The high places Israel used were of legend and ancestry. Abram and Isaac had established these same “high places” to offer sacrifices to God. The delinquent northern Kingdom some 1,000 years later used these “high places” to offer idol sacrifices. It is easy to understand God’s wrath upon them for this. [See Jamison-Faussett-Brown Commentary; V9] Their time of Amos purpose of sacrificing on these “high places” was two-fold: to prevent the northern Israelis from venturing to Jerusalem and the Temple; one that did not yet exist during the times of Abraham, Isaac, and Jacob and to offer an alternative religion.
Amaziah versus Amos: The chief priest [in Bethel] of the north was greatly concerned about the influence of Amos on the Israelis of the northern kingdom. He wanted Amos to GO HOME; return to the southern kingdom from which he came. Amaziah brought charges against Amos to King Jeroboam. This is mixed with a little fake news in verse 11.
Amos 7:11 is the key verse: [ASV] For thus Amos saith, Jeroboam shall die by the sword, and Israel shall surely be led away captive out of his land.

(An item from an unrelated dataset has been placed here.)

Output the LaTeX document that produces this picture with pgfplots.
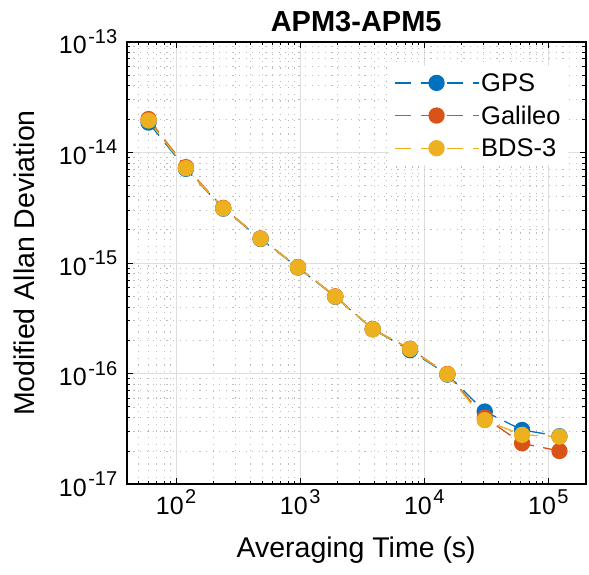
\documentclass[border=0pt]{standalone}
\usepackage{fontspec}
\setmainfont{Liberation Sans}
\usepackage{pgfplots}
\pgfplotsset{compat=1.18}
\definecolor{cgps}{rgb}{0,0.447,0.741}
\definecolor{cgal}{rgb}{0.850,0.325,0.098}
\definecolor{cbds}{rgb}{0.929,0.694,0.125}
\newcommand{\tp}[1]{10\kern1.5pt\raisebox{10.5pt}{\fontsize{20}{20}\selectfont #1}}
\begin{document}
\begin{tikzpicture}
\begin{axis}[
 scale only axis, width=459pt, height=442.6pt,
 xmode=log, ymode=log,
 xmin=40, xmax=2e5, ymin=1e-17, ymax=1e-13,
 xtick={100,1000,10000,100000},
 xticklabels={\tp{2},\tp{3},\tp{4},\tp{5}},
 ytick={1e-17,1e-16,1e-15,1e-14,1e-13},
 yticklabels={\tp{-17},\tp{-16},\tp{-15},\tp{-14},\tp{-13}},
 minor xtick={40,50,60,70,80,90,200,300,400,500,600,700,800,900,2000,3000,4000,5000,6000,7000,8000,9000,20000,30000,40000,50000,60000,70000,80000,90000,200000},
 minor ytick={2e-17,3e-17,4e-17,5e-17,6e-17,7e-17,8e-17,9e-17,2e-16,3e-16,4e-16,5e-16,6e-16,7e-16,8e-16,9e-16,2e-15,3e-15,4e-15,5e-15,6e-15,7e-15,8e-15,9e-15,2e-14,3e-14,4e-14,5e-14,6e-14,7e-14,8e-14,9e-14},
 grid=both,
 major grid style={line width=0.7pt, black!13},
 minor grid style={line width=0.9pt, black!26, dash pattern=on 1.2pt off 5.4pt},
 axis line style={line width=1.8pt},
 tick style={black, line width=1pt},
 major tick length=6pt, minor tick length=3.5pt,
 tick label style={font=\fontsize{25}{25}\selectfont},
 yticklabel style={xshift=-6pt},
 xticklabel style={yshift=-2pt},
 xlabel={Averaging Time (s)}, ylabel={Modified Allan Deviation},
 label style={font=\fontsize{28.5}{28.5}\selectfont},
 xlabel shift=15pt, ylabel shift=17pt,
 title={APM3-APM5}, title style={font=\bfseries\fontsize{29}{29}\selectfont},
 legend style={at={(0.961,0.945)}, anchor=north east, draw=none, fill=white,
   font=\fontsize{25.5}{25.5}\selectfont, row sep=9pt, inner sep=5pt},
 legend cell align=left,
 legend image code/.code={\draw[mark repeat=2,mark phase=2] plot coordinates {(0pt,0pt) (42pt,0pt) (84pt,0pt)};},
 every axis plot/.append style={line width=1.3pt, dash pattern=on 16.7pt off 9.3pt},
]
\addplot[color=cgps, mark=*, mark size=7.5pt, mark options={solid, fill=cgps, draw=cgps}]
 coordinates {(60,1.86e-14)(120,7.1e-15)(240,3.1e-15)(480,1.65e-15)(960,9.1e-16)(1920,4.95e-16)(3840,2.52e-16)(7680,1.63e-16)(15360,9.8e-17)(30720,4.55e-17)(61440,3.1e-17)(122880,2.72e-17)};
\addlegendentry{GPS}
\addplot[color=cgal, mark=*, mark size=7.5pt, mark options={solid, fill=cgal, draw=cgal}]
 coordinates {(60,2.0e-14)(120,7.35e-15)(240,3.15e-15)(480,1.67e-15)(960,9.2e-16)(1920,5.0e-16)(3840,2.53e-16)(7680,1.68e-16)(15360,9.95e-17)(30720,4.0e-17)(61440,2.35e-17)(122880,2.0e-17)};
\addlegendentry{Galileo}
\addplot[color=cbds, mark=*, mark size=7.5pt, mark options={solid, fill=cbds, draw=cbds}]
 coordinates {(60,1.94e-14)(120,7.2e-15)(240,3.12e-15)(480,1.66e-15)(960,9.15e-16)(1920,4.97e-16)(3840,2.52e-16)(7680,1.67e-16)(15360,9.87e-17)(30720,3.8e-17)(61440,2.8e-17)(122880,2.7e-17)};
\addlegendentry{BDS-3}
\end{axis}
\pgfresetboundingbox
\path ([shift={(-126.7pt,-89.7pt)}]current axis.south west) rectangle ++(589pt,574pt);
\end{tikzpicture}
\end{document}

Commentaries are mixed on the meaning of this statement by Amos. Some say the “death by sword” only referred to the family of King Jeroboam; not him. Jeroboam did die of natural causes [2 Kings 14:9]
Ahamoment: Under Jeroboam II Israel enjoyed one of its most prosperous periods of political and economic security. The prophet Jonah, who had anointed Jeroboam’s great-grandfather Jehu, was still alive at that time…It was [also] an age of corruption in which wealth and power ruled the day. [Jewish History; https://www.chabad.org/library/article_cdo/aid/464005/jewish/Jeroboam-II.htm] This makes Amos, Hosea, and Jonah contemporaries.
At this point let us recall: “I will stir up a nation against you, O house of Israel, that will oppress you all the way from Lebo Hamath to the valley of the Arabah” (Amos 6:13-14). This happened about 40 years later in 722 b.c.
The balance of Amos 7 is the chief priest telling Amos to return to Judah and calling him a prophet [seer]. Jeremiah makes it clear that God called him from being a caretaker of sheep and fig trees to warn Israel of pending doom. He was, in a sense, just a layperson.